Michael O’Brien is a Portfolio Manager on the QEP team and based in New York. He joined Schroders in 2008. Prior to joining Schroders, he worked for the University of Queensland and the University of Sydney in a research and teaching position. He holds a PhD in Finance from the University of Queensland, a BComm (Hons) in Finance & Economics and a BSc in Biochemistry from the University of Sydney.
There are three distinct components to the QEP team’s investment philosophy:
- All stock selection is focused on two key fundamental drivers of long-run equity returns: stock valuations and business quality (as defined by measures of Profitability, Stability and Financial Strength).
- We then use quantitative tools to ‘scale up’ our process, which allows us to access the best opportunities across a broad global universe. These tools enable us to maximize the opportunity set and re-balance portfolios in a disciplined way as opportunities evolve
- Finally, experienced investors are responsible for implementing every trade decision, ensuring proper diversification and identifying future risks and return opportunities.
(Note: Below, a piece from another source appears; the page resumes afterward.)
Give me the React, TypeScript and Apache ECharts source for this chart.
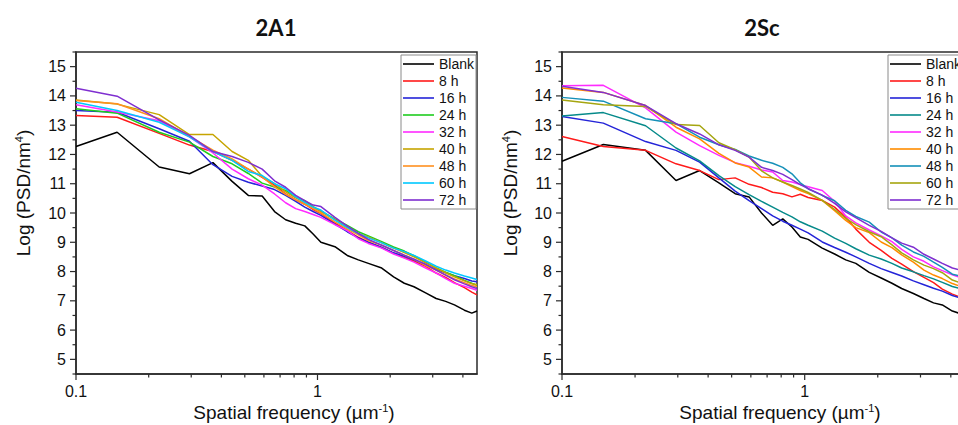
import React, { useEffect, useRef } from "react";
import * as echarts from "echarts";

// Spatial frequency (µm^-1) sampling points shared by all curves
const freq = [0.1, 0.148, 0.221, 0.295, 0.369, 0.443, 0.517, 0.59, 0.664, 0.738, 0.812, 0.886, 0.959, 1.033, 1.181, 1.328, 1.476, 1.624, 1.845, 2.066, 2.288, 2.509, 2.804, 3.1, 3.395, 3.69, 4.059, 4.354, 4.576];

const seriesNames = ["Blank", "8 h", "16 h", "24 h", "32 h", "40 h", "48 h", "60 h", "72 h"];

// Panel 2A1
const blankA = [12.27, 12.76, 11.57, 11.34, 11.72, 11.08, 10.6, 10.58, 10.05, 9.77, 9.65, 9.56, 9.28, 9.0, 8.85, 8.55, 8.4, 8.28, 8.12, 7.82, 7.6, 7.48, 7.27, 7.08, 6.98, 6.86, 6.68, 6.58, 6.65];
const h8A = [13.33, 13.27, 12.72, 12.32, 12.1, 11.8, 11.5, 11.22, 10.95, 10.65, 10.45, 10.3, 10.12, 9.98, 9.65, 9.4, 9.17, 9.0, 8.82, 8.62, 8.48, 8.36, 8.18, 7.95, 7.8, 7.62, 7.45, 7.3, 7.2];
const h16A = [13.5, 13.44, 12.88, 12.45, 11.65, 11.25, 11.05, 10.92, 10.8, 10.6, 10.4, 10.2, 10.05, 9.92, 9.62, 9.36, 9.15, 9.0, 8.82, 8.64, 8.52, 8.4, 8.22, 8.07, 7.96, 7.86, 7.76, 7.68, 7.65];
const h24A = [13.56, 13.41, 12.76, 12.42, 11.93, 11.68, 11.35, 11.02, 10.89, 10.77, 10.55, 10.42, 10.22, 10.06, 9.8, 9.58, 9.36, 9.22, 9.02, 8.84, 8.7, 8.54, 8.32, 8.12, 7.98, 7.86, 7.7, 7.6, 7.53];
const h32A = [13.7, 13.45, 13.15, 12.6, 12.05, 11.5, 11.17, 10.95, 10.65, 10.35, 10.15, 10.05, 9.95, 9.85, 9.6, 9.4, 9.12, 8.96, 8.8, 8.6, 8.46, 8.32, 8.12, 7.95, 7.76, 7.6, 7.5, 7.42, 7.36];
const h40A = [13.86, 13.72, 13.36, 12.68, 12.68, 12.1, 11.8, 11.25, 11.0, 10.72, 10.52, 10.36, 10.2, 10.05, 9.78, 9.5, 9.3, 9.18, 8.98, 8.8, 8.65, 8.5, 8.3, 8.12, 7.96, 7.82, 7.68, 7.58, 7.55];
const h48A = [13.84, 13.73, 13.22, 12.62, 12.15, 11.85, 11.5, 11.23, 10.89, 10.64, 10.45, 10.3, 10.15, 10.0, 9.7, 9.45, 9.25, 9.06, 8.9, 8.72, 8.56, 8.42, 8.2, 8.05, 7.88, 7.75, 7.62, 7.52, 7.48];
const h60A = [13.78, 13.5, 13.1, 12.6, 12.1, 11.8, 11.42, 11.28, 11.0, 10.83, 10.55, 10.36, 10.2, 10.1, 9.76, 9.5, 9.3, 9.15, 8.98, 8.8, 8.68, 8.55, 8.36, 8.18, 8.05, 7.95, 7.85, 7.78, 7.73];
const h72A = [14.26, 13.99, 13.18, 12.65, 12.1, 11.93, 11.73, 11.5, 11.1, 10.88, 10.6, 10.42, 10.27, 10.22, 9.85, 9.55, 9.3, 9.1, 8.9, 8.72, 8.56, 8.42, 8.25, 8.05, 7.88, 7.72, 7.58, 7.48, 7.42];

// Panel 2Sc
const blankS = [11.77, 12.34, 12.14, 11.11, 11.45, 11.03, 10.66, 10.55, 10.0, 9.58, 9.8, 9.52, 9.18, 9.1, 8.8, 8.6, 8.4, 8.28, 7.97, 7.78, 7.6, 7.42, 7.25, 7.08, 6.93, 6.86, 6.65, 6.57, 6.57];
const h8S = [12.61, 12.27, 12.14, 11.68, 11.45, 11.14, 11.2, 10.98, 10.87, 10.71, 10.66, 10.55, 10.64, 10.53, 10.43, 10.2, 9.85, 9.45, 9.0, 8.72, 8.45, 8.25, 8.0, 7.8, 7.62, 7.4, 7.23, 7.13, 7.08];
const h16S = [13.3, 13.07, 12.44, 12.14, 11.74, 11.2, 10.75, 10.42, 10.15, 9.9, 9.72, 9.58, 9.45, 9.32, 9.01, 8.82, 8.66, 8.5, 8.28, 8.1, 7.97, 7.85, 7.68, 7.55, 7.43, 7.33, 7.18, 7.1, 7.06];
const h24S = [13.31, 13.43, 12.98, 12.22, 11.78, 11.28, 10.9, 10.63, 10.4, 10.2, 10.02, 9.87, 9.7, 9.58, 9.38, 9.14, 8.96, 8.78, 8.56, 8.43, 8.28, 8.12, 7.99, 7.86, 7.75, 7.63, 7.49, 7.42, 7.38];
const h32S = [14.35, 14.36, 13.59, 12.76, 12.3, 11.97, 11.72, 11.6, 11.47, 11.4, 11.11, 11.06, 10.97, 10.9, 10.77, 10.4, 9.9, 9.66, 9.42, 9.22, 9.02, 8.76, 8.5, 8.35, 8.16, 8.03, 7.89, 7.8, 7.72];
const h40S = [14.27, 14.12, 13.67, 12.93, 12.53, 12.04, 11.71, 11.57, 11.23, 11.2, 11.06, 10.9, 10.77, 10.66, 10.43, 10.08, 9.75, 9.5, 9.33, 9.01, 8.82, 8.57, 8.32, 8.05, 7.88, 7.76, 7.59, 7.5, 7.45];
const h48S = [13.95, 13.82, 13.22, 13.05, 12.59, 12.33, 12.17, 11.95, 11.8, 11.7, 11.56, 11.34, 11.03, 10.83, 10.6, 10.42, 10.09, 9.88, 9.69, 9.35, 9.15, 8.9, 8.67, 8.52, 8.32, 8.14, 7.91, 7.85, 7.8];
const h60S = [13.86, 13.7, 13.64, 13.02, 12.99, 12.4, 12.16, 11.91, 11.44, 11.2, 11.06, 10.94, 10.82, 10.7, 10.43, 10.12, 9.82, 9.6, 9.36, 9.19, 8.91, 8.64, 8.4, 8.22, 8.1, 7.96, 7.71, 7.62, 7.55];
const h72S = [14.33, 14.12, 13.67, 13.05, 12.7, 12.33, 12.14, 11.91, 11.56, 11.45, 11.32, 11.14, 10.97, 10.83, 10.61, 10.33, 10.04, 9.84, 9.58, 9.37, 9.15, 8.97, 8.83, 8.59, 8.43, 8.28, 8.12, 8.05, 7.98];

const valuesA = [blankA, h8A, h16A, h24A, h32A, h40A, h48A, h60A, h72A];
const valuesS = [blankS, h8S, h16S, h24S, h32S, h40S, h48S, h60S, h72S];

const colorsA = ["#000000", "#ff1a1a", "#2424d8", "#1fcc1f", "#ff2bff", "#c6a400", "#ff9020", "#00c8ff", "#7f2fd0"];
const colorsS = ["#000000", "#ff1a1a", "#2424d8", "#068a8a", "#ff2bff", "#ff8c00", "#1590b8", "#a5a510", "#7f2fd0"];

// axis tick positions
const xMajorTicks = [0.1, 1];
const xMinorTicks = [0.2, 0.3, 0.4, 0.5, 0.6, 0.7, 0.8, 0.9, 2, 3, 4];
const yMajorTicks = [5, 6, 7, 8, 9, 10, 11, 12, 13, 14, 15];
const yMinorTicks = [4.5, 5.5, 6.5, 7.5, 8.5, 9.5, 10.5, 11.5, 12.5, 13.5, 14.5, 15.5];

const titles = ["2A1", "2Sc"];

const FONT = "'Liberation Sans', Arial, sans-serif";
const AXIS_COLOR = "#2b2b2b";

export default function App() {
  const ref = useRef<HTMLDivElement>(null);

  useEffect(() => {
    if (!ref.current) return;
    const chart = echarts.init(ref.current, undefined, { renderer: "svg" });

    const grids = [
      { left: 76, top: 52, width: 401, height: 322 },
      { left: 562, top: 52, width: 403, height: 322 },
    ];

    const tickData = [
      ...xMajorTicks.map((v) => [v, 4.5, 0]),
      ...xMinorTicks.map((v) => [v, 4.5, 1]),
      ...yMajorTicks.map((v) => [0.1, v, 2]),
      ...yMinorTicks.map((v) => [0.1, v, 3]),
    ];

    const prefix = ["", "R:"];

    const series: any[] = [];
    [valuesA, valuesS].forEach((vals, gi) => {
      const cols = gi === 0 ? colorsA : colorsS;
      vals.forEach((arr, si) => {
        series.push({
          type: "line",
          name: prefix[gi] + seriesNames[si],
          xAxisIndex: gi,
          yAxisIndex: gi,
          symbol: "none",
          showSymbol: false,
          clip: true,
          color: cols[si],
          lineStyle: { width: 1.5, color: cols[si] },
          data: freq.map((f, i) => [f, arr[i]]),
          z: 2 + si * 0.01,
        });
      });
      series.push({
        type: "custom",
        name: "ticks" + gi,
        xAxisIndex: gi,
        yAxisIndex: gi,
        silent: true,
        clip: false,
        z: 5,
        data: tickData,
        renderItem: (_p: any, api: any) => {
          const x = api.value(0);
          const y = api.value(1);
          const k = api.value(2);
          const p = api.coord([x, y]);
          let x2 = p[0];
          let y2 = p[1];
          if (k === 0) y2 += 6;
          else if (k === 1) y2 += 3.5;
          else if (k === 2) x2 -= 6;
          else x2 -= 3.5;
          return {
            type: "line",
            shape: { x1: p[0], y1: p[1], x2, y2 },
            style: { stroke: AXIS_COLOR, lineWidth: 1.2 },
          };
        },
      });
    });

    const option: any = {
      animation: false,
      grid: grids.map((g) => ({
        ...g,
        show: true,
        borderColor: AXIS_COLOR,
        borderWidth: 1.5,
        backgroundColor: "transparent",
      })),
      xAxis: grids.map((_, gi) => ({
        type: "log",
        logBase: 10,
        gridIndex: gi,
        min: 0.1,
        max: 4.576,
        axisLine: { show: true, lineStyle: { color: AXIS_COLOR, width: 1.5 } },
        axisTick: { show: false },
        splitLine: { show: false },
        axisLabel: {
          fontSize: 16,
          fontFamily: FONT,
          color: "#111",
          margin: 9,
          formatter: (v: number) =>
            Math.abs(v - 0.1) < 1e-9 ? "0.1" : Math.abs(v - 1) < 1e-9 ? "1" : "",
        },
      })),
      yAxis: grids.map((_, gi) => ({
        type: "value",
        gridIndex: gi,
        min: 4.5,
        max: 15.5,
        interval: 0.5,
        axisLine: { show: true, lineStyle: { color: AXIS_COLOR, width: 1.5 } },
        axisTick: { show: false },
        splitLine: { show: false },
        axisLabel: {
          fontSize: 16,
          fontFamily: FONT,
          color: "#111",
          margin: 10,
          formatter: (v: number) =>
            Math.abs(v - Math.round(v)) < 1e-6 ? String(Math.round(v)) : "",
        },
      })),
      legend: grids.map((_, gi) => ({
        data: seriesNames.map((n) => prefix[gi] + n),
        left: gi === 0 ? 401 : 888,
        top: 55,
        orient: "vertical",
        icon: "rect",
        itemWidth: 31,
        itemHeight: 1.6,
        itemGap: 3,
        padding: [2, 2, 2, 2],
        borderColor: "#8a8a8a",
        borderWidth: 1,
        borderRadius: 0,
        backgroundColor: "#ffffff",
        selectedMode: false,
        formatter: (n: string) => n.replace(/^R:/, ""),
        textStyle: { fontSize: 14, lineHeight: 14, fontFamily: FONT, color: "#111" },
      })),
      graphic: [
        ...titles.map((t, gi) => ({
          type: "text",
          x: gi === 0 ? 276 : 762,
          y: 27,
          style: {
            text: t,
            fontSize: 22,
            fontWeight: "bold",
            fontFamily: "Lato, 'Open Sans', sans-serif",
            fill: "#111",
            align: "center",
            verticalAlign: "middle",
          },
        })),
        ...[0, 1].map((gi) => ({
          type: "text",
          x: gi === 0 ? 23 : 510,
          y: 193,
          rotation: Math.PI / 2,
          style: {
            text: "Log (PSD/nm{sup|4})",
            fontSize: 19,
            fontFamily: FONT,
            fill: "#111",
            align: "center",
            verticalAlign: "middle",
            rich: {
              sup: { fontSize: 11, verticalAlign: "top", fill: "#111", fontFamily: FONT },
            },
          },
        })),
        ...[0, 1].map((gi) => ({
          type: "text",
          x: gi === 0 ? 294 : 780,
          y: 412,
          style: {
            text: "Spatial frequency (µm{sup|-1})",
            fontSize: 19,
            fontFamily: FONT,
            fill: "#111",
            align: "center",
            verticalAlign: "middle",
            rich: {
              sup: { fontSize: 11, verticalAlign: "top", fill: "#111", fontFamily: FONT },
            },
          },
        })),
      ],
      series,
    };

    chart.setOption(option);
    return () => chart.dispose();
  }, []);

  return (
    <div
      style={{
        position: "fixed",
        left: 0,
        top: 0,
        width: 958,
        height: 425,
        overflow: "hidden",
        background: "#fff",
      }}
    >
      <div ref={ref} style={{ width: 985, height: 425 }} />
    </div>
  );
}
Stage 1. Global Quality Rank
We invest from the broadest possible global universe of stocks while screening for sufficient liquidity to trade without undue market impact. We analyze the fundamentals of 5,000 companies every day from both developed and emerging markets and rank them in terms of their quality. Quality is assessed using measures of profitability, stability and financial strength, as well as specialised balance sheet measures for financial companies. This rank is re-calculated on a daily basis in order to ensure that the latest information is incorporated e.g. price movements and company fundamentals.
Stage 2. Stock Selection
We select stocks from the top third of our Quality Rank. In deciding how much of each stock to own, we believe that focusing on company valuations allows us to avoid over-paying for Quality where we do not think the price is justified by fundamentals. We seek to capture Value by looking at a range of metrics based on earnings, cashflow and assets in addition to dividend yields. In addition, we incorporate market-based factors, such as the output of a decisiontree designed to identify stocks at high risk of significantly disappointing, an event which we refer to as a “torpedo”. Other considerations in scaling position sizes include measures of risk and also the liquidity and volatility of the stock (i.e. the likely market impact of trading it).
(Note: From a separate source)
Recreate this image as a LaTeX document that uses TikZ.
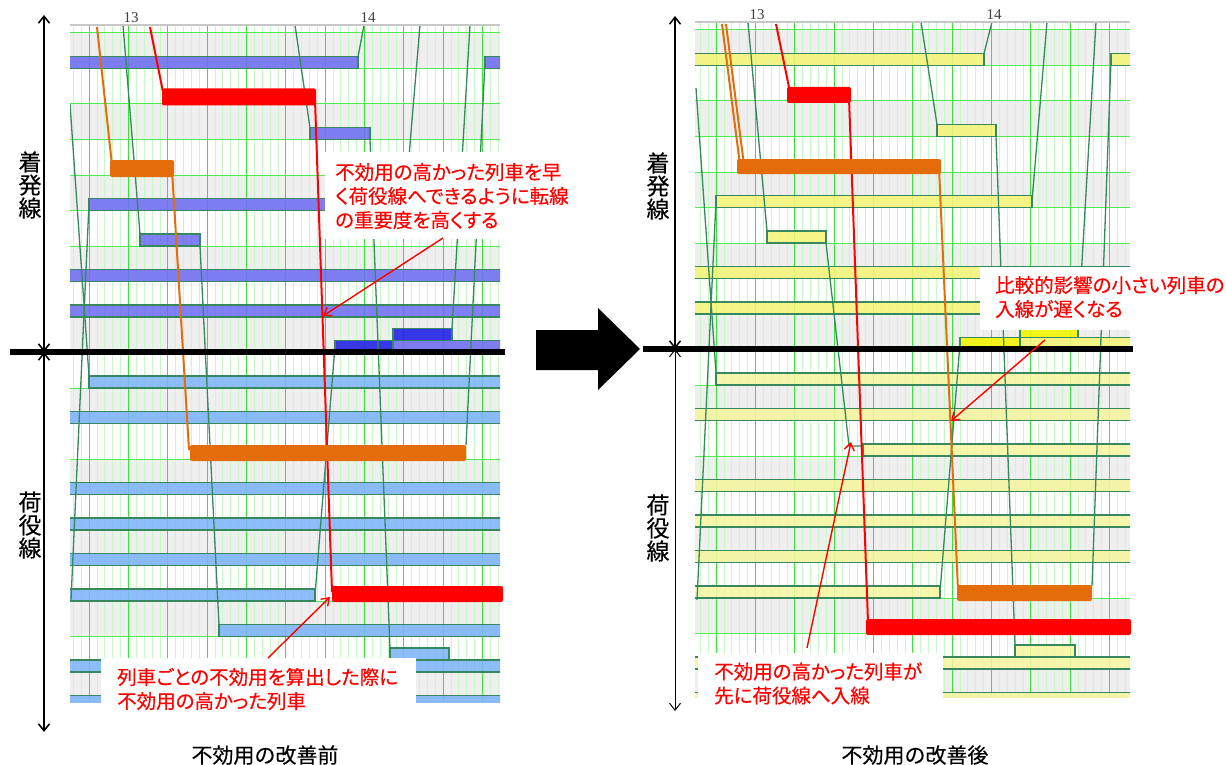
\documentclass[tikz,border=0pt]{standalone}
\usepackage{fontspec}
\newfontfamily\jp[FakeBold=0.3]{Noto Sans CJK JP}
\newfontfamily\jpp[RawFeature=+palt,FakeBold=0.4]{Noto Sans CJK JP}
\newfontfamily\tnum{Liberation Serif}
\usetikzlibrary{arrows.meta}
\definecolor{rowgrey}{RGB}{239,239,239}
\definecolor{gmin}{RGB}{200,248,200}
\definecolor{gmaj}{RGB}{50,232,50}
\definecolor{ghor}{RGB}{80,235,80}
\definecolor{tline}{RGB}{55,135,95}
\definecolor{bbar}{RGB}{110,110,242}
\definecolor{dbar}{RGB}{30,30,230}
\definecolor{lbar}{RGB}{125,180,250}
\definecolor{ybar}{RGB}{245,245,120}
\definecolor{byel}{RGB}{245,245,0}
\definecolor{pbar}{RGB}{245,245,160}
\definecolor{orng}{RGB}{228,108,10}
\begin{document}
\begin{tikzpicture}[x=1pt,y=-1pt,
  rowbg/.style={fill=rowgrey},
  gminor/.style={draw=gmin,line width=0.9},
  gmajor/.style={draw=gmaj,line width=1},
  ghour/.style={draw=gmaj,line width=1.8},
  hline/.style={draw=ghor,line width=1},
  topline/.style={draw=black!22,line width=2},
  bar/.style={draw=tline,line width=1.2,fill opacity=0.88},
  ubar/.style={bar,fill=bbar},
  dkbar/.style={bar,fill=dbar},
  lwbar/.style={bar,fill=lbar},
  yebar/.style={bar,fill=ybar},
  bybar/.style={bar,fill=byel},
  pabar/.style={bar,fill=pbar},
  train/.style={draw=tline,line width=1.3},
  redln/.style={draw=red,line width=2},
  orgln/.style={draw=orng,line width=2},
  redbar/.style={fill=red,rounded corners=2},
  orgbar/.style={fill=orng,rounded corners=2},
  divider/.style={draw=black,line width=6},
  note/.style={text=red,font=\jpp\fontsize{19.5}{24}\selectfont,align=left,anchor=west,inner sep=0pt},
  notebox/.style={fill=white,inner sep=0pt,anchor=north west},
  callout/.style={draw=red,line width=1.4,-{Straight Barb[length=7pt,width=10pt]}},
  axis/.style={draw=black,line width=1.5,{Straight Barb[length=7pt,width=11pt]}-{Straight Barb[length=7pt,width=11pt]}},
  axlab/.style={font=\jp\fontsize{23}{23}\selectfont,align=center,inner sep=0pt},
  ticklab/.style={font=\tnum\fontsize{15}{15}\selectfont,text=black!75,inner sep=0pt},
  title/.style={font=\jp\fontsize{21}{21}\selectfont,inner sep=0pt},
]
\useasboundingbox (0,0) rectangle (1226,765);

% ================= LEFT CHART =================
\begin{scope}
\clip (70,25) rectangle (500,702);
\foreach \r in {1,3,...,19} \fill[rowbg] (70,{33+35.5*(\r-1)}) rectangle (500,{33+35.5*\r});
\foreach \k in {-7,...,47}{
  \pgfmathsetmacro{\xx}{128.5+\k*7.8667}
  \pgfmathtruncatemacro{\mm}{mod(\k+35,5)}
  \pgfmathtruncatemacro{\hh}{mod(\k+60,30)}
  \ifnum\hh=0 \draw[ghour] (\xx,25) -- (\xx,702);
  \else\ifnum\mm=0 \draw[gmajor] (\xx,25) -- (\xx,702);
  \else \draw[gminor] (\xx,25) -- (\xx,702);\fi\fi
}
\foreach \r in {0,...,19} \draw[hline] (70,{33+35.5*\r}) -- (500,{33+35.5*\r});
% upper bars
\draw[ubar] (67,56.5) rectangle (358,68.5);
\draw[ubar] (485,56.5) rectangle (503,68.5);
\draw[ubar] (310,127.5) rectangle (370,139.5);
\draw[ubar] (89,198.5) rectangle (405,210.5);
\draw[ubar] (140,234) rectangle (200,246);
\draw[ubar] (67,269.5) rectangle (503,281.5);
\draw[ubar] (67,305) rectangle (503,317);
\draw[dkbar] (335,340.5) rectangle (393,352.5);
\draw[dkbar] (393,328.5) rectangle (452,340.5);
\draw[ubar] (393,340.5) rectangle (503,352.5);
% lower bars
\draw[lwbar] (89,376) rectangle (503,388);
\draw[lwbar] (67,411.5) rectangle (503,423.5);
\draw[lwbar] (67,482.5) rectangle (503,494.5);
\draw[lwbar] (67,518) rectangle (503,530);
\draw[lwbar] (67,553.5) rectangle (503,565.5);
\draw[lwbar] (67,589) rectangle (315,601);
\draw[lwbar] (219,624.5) rectangle (503,636.5);
\draw[lwbar] (390,648) rectangle (449,660);
\draw[lwbar] (67,660) rectangle (503,672);
\draw[lwbar] (67,695.5) rectangle (503,707.5);
% train lines
\draw[train] (123,25) -- (140,234);
\draw[train] (200,246) -- (219,625);
\draw[train] (70,104) -- (89,376);
\draw[train] (89,204) -- (71,600);
\draw[train] (295,25) -- (310,128);
\draw[train] (370,140) -- (390,649);
\draw[train] (358,57) -- (364,25);
\draw[train] (405,204) -- (420,25);
\draw[train] (470,25) -- (452,329);
\draw[train] (485,62) -- (466,445);
\draw[train] (335,346) -- (315,595);
% highlighted trains
\draw[redln] (150,27) -- (163,92);
\draw[redln] (315,100) -- (332,592);
\draw[orgln] (97,27) -- (112,165);
\draw[orgln] (172,170) -- (189,450);
\end{scope}
\draw[topline] (70,25) -- (500,25);
\fill[redbar] (162,88.5) rectangle (316,105.5);
\fill[orgbar] (110,160) rectangle (174,177);
\fill[orgbar] (190,445) rectangle (466,461);
\fill[redbar] (332,586) rectangle (503,602);
\node[ticklab] (l13) at (131,18) {13};
\node[ticklab] (l14) at (368,18) {14};

% ================= RIGHT CHART =================
\begin{scope}
\clip (695,22) rectangle (1130,697);
\foreach \r in {1,3,...,19} \fill[rowbg] (695,{30+35.5*(\r-1)}) rectangle (1130,{30+35.5*\r});
\foreach \k in {-7,...,47}{
  \pgfmathsetmacro{\xx}{755.5+\k*7.8667}
  \pgfmathtruncatemacro{\mm}{mod(\k+35,5)}
  \pgfmathtruncatemacro{\hh}{mod(\k+60,30)}
  \ifnum\hh=0 \draw[ghour] (\xx,22) -- (\xx,697);
  \else\ifnum\mm=0 \draw[gmajor] (\xx,22) -- (\xx,697);
  \else \draw[gminor] (\xx,22) -- (\xx,697);\fi\fi
}
\foreach \r in {0,...,19} \draw[hline] (695,{30+35.5*\r}) -- (1130,{30+35.5*\r});
% upper bars
\draw[yebar] (692,53.5) rectangle (984,65.5);
\draw[yebar] (1111,53.5) rectangle (1133,65.5);
\draw[yebar] (937,124.5) rectangle (996,136.5);
\draw[yebar] (716,195.5) rectangle (1032,207.5);
\draw[yebar] (767,231) rectangle (826,243);
\draw[yebar] (692,266.5) rectangle (1133,278.5);
\draw[yebar] (692,302) rectangle (1133,314);
\draw[bybar] (960,337.5) rectangle (1020,349.5);
\draw[bybar] (1020,325.5) rectangle (1078,337.5);
\draw[yebar] (1020,337.5) rectangle (1133,349.5);
% lower bars
\draw[pabar] (716,373) rectangle (1133,385);
\draw[pabar] (692,408.5) rectangle (1133,420.5);
\draw[pabar] (863,444) rectangle (1133,456);
\draw[pabar] (692,479.5) rectangle (1133,491.5);
\draw[pabar] (692,515) rectangle (1133,527);
\draw[pabar] (692,550.5) rectangle (1133,562.5);
\draw[pabar] (692,586) rectangle (940,598);
\draw[pabar] (1015,645) rectangle (1075,657);
\draw[pabar] (692,657) rectangle (1133,669);
\draw[pabar] (692,692.5) rectangle (1133,704.5);
% train lines
\draw[train] (748,22) -- (767,231);
\draw[train] (826,243) -- (849,446) -- (863,446);
\draw[train] (696,88) -- (716,373);
\draw[train] (716,201) -- (697,600);
\draw[train] (921,22) -- (937,124.5);
\draw[train] (996,136.5) -- (1015,645);
\draw[train] (984,53.5) -- (992,22);
\draw[train] (1032,201) -- (1047,22);
\draw[train] (1096,22) -- (1078,330);
\draw[train] (1111,60) -- (1092,586);
\draw[train] (960,343) -- (940,592);
% highlighted trains
\draw[redln] (776,24) -- (790,92);
\draw[redln] (849,98) -- (868,622);
\draw[orgln] (722,24) -- (740,165);
\draw[orgln] (726,24) -- (744,165);
\draw[orgln] (939,168) -- (958,590);
\end{scope}
\draw[topline] (695,22) -- (1130,22);
\fill[redbar] (787,87) rectangle (851,103);
\fill[orgbar] (737,159) rectangle (941,174);
\fill[orgbar] (957,585) rectangle (1092,601);
\fill[redbar] (866,619) rectangle (1131,635);
\node[ticklab] (r13) at (757,15) {13};
\node[ticklab] (r14) at (994,15) {14};

% ================= DIVIDERS AND AXES =================
\coordinate (ldA) at (10,352);
\coordinate (ldB) at (505,352);
\draw[divider] (ldA) -- (ldB);
\coordinate (rdA) at (643,349);
\coordinate (rdB) at (1133,349);
\draw[divider] (rdA) -- (rdB);

\coordinate (lax1) at (44,15);
\coordinate (lax2) at (44,352);
\coordinate (lax3) at (44,732);
\draw[axis] (lax1) -- (lax2);
\draw[axis] (lax2) -- (lax3);
\coordinate (rax1) at (675,16);
\coordinate (rax2) at (675,349);
\coordinate (rax3) at (675,711);
\draw[axis] (rax1) -- (rax2);
\draw[axis,line width=1] (rax2) -- (rax3);

\node[axlab] (lUp) at (30,185) {着\\発\\線};
\node[axlab] (lDn) at (30,525) {荷\\役\\線};
\node[axlab] (rUp) at (658,186) {着\\発\\線};
\node[axlab] (rDn) at (658,528) {荷\\役\\線};

% big arrow
\fill (536,330) -- (598,330) -- (598,308) -- (640,349) -- (598,390) -- (598,370) -- (536,370) -- cycle;

% ================= ANNOTATIONS =================
\node[notebox,minimum width=250pt,minimum height=87pt] (boxL1) at (325,152) {};
\node[note] (tL1) at (335,196) {不効用の高かった列車を早\\く荷役線へできるように転線\\の重要度を高くする};
\coordinate (aL1s) at (443,238);
\coordinate (aL1e) at (323,316);
\draw[callout] (aL1s) -- (aL1e);

\node[notebox,minimum width=315pt,minimum height=50pt] (boxL2) at (101,658) {};
\node[note] (tL2) at (117,689) {列車ごとの不効用を算出した際に\\不効用の高かった列車};
\coordinate (aL2s) at (268,658);
\coordinate (aL2e) at (330,597);
\draw[callout] (aL2s) -- (aL2e);

\node[notebox,minimum width=242pt,minimum height=63pt] (boxR1) at (980,267) {};
\node[note] (tR1) at (995,297) {比較的影響の小さい列車の\\入線が遅くなる};
\coordinate (aR1s) at (1045,340);
\coordinate (aR1e) at (951,421);
\draw[callout] (aR1s) -- (aR1e);

\node[notebox,minimum width=245pt,minimum height=50pt] (boxR2) at (698,653) {};
\node[note] (tR2) at (714,683.5) {不効用の高かった列車が\\先に荷役線へ入線};
\coordinate (aR2s) at (807,648);
\coordinate (aR2e) at (851,442);
\draw[callout] (aR2s) -- (aR2e);

\node[title] (ttL) at (265,755) {不効用の改善前};
\node[title] (ttR) at (915,755) {不効用の改善後};
\end{tikzpicture}
\end{document}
Stage 3. Portfolio Construction
Constructing a portfolio which efficiently balances risks with rewards is the key responsibility of our portfolio managers. They ensure diversification across regions, sectors, market capitalizations and investment themes. Portfolio construction is driven by bottom-up stock selection decisions made on the basis of our evaluation of a company’s quality, valuation and other factors as described above; this process is not influenced by benchmark weights. We limit stock specific risk by usually investing in over 400 stocks and the maximum position size for any individual security is 0.75%. The team has built an impressive track record in the implementation of investment decisions and actively work to minimize the costs of trading.
- Capturing the long-term ‘quality premium’
Our research suggests that companies with high quality characteristics tend to deliver higher returns over the long-term. We analyze factors such as profit margins, the growth of dividends through time, earnings and sales to identify companies with a combination of the three key quality attributes: profitability, stability and financial strength.
- A tendency to outperform in periods of rising risk aversion
Quality companies have tended to outperform particularly strongly in stressful market environments and when risk aversion is rising – environments when other long-run strategies can struggle to add value. We believe these companies are also less likely to experience the type of events which can seriously damage share prices such as cuts to dividends or large scale financial losses. By avoiding companies which we believe are more susceptible to dramatic price shocks, we think the strategy offers investors a more stable and consistent experience of growth investing.Win rate analysis indicates that the strategy has outperformed 90% of the time when markets are falling and at least 50% of the time when markets are rising.
- Accessing quality companies globally
A globally unconstrained approach provides the crucial final step in our attempt to seek higher long-term returns. We track a global universe of 5,000 companies with market capitalizations of over $1 billion to maximize the investment opportunity. We then invest in a portfolio of over 400 stocks, offering investors exposure to a broad range of potential opportunities – across multiple regions, sectors and themes – with the additional benefit of significantly reduced stock-specific risk.
Region and sector weightings are determined from the bottom-up – as such, we are not forced to allocate to any given sector or country just because it is heavily weighted within an index, an approach which can cost investors in the long-run. The strategy is also able to benefit from the exciting opportunities offered by emerging markets.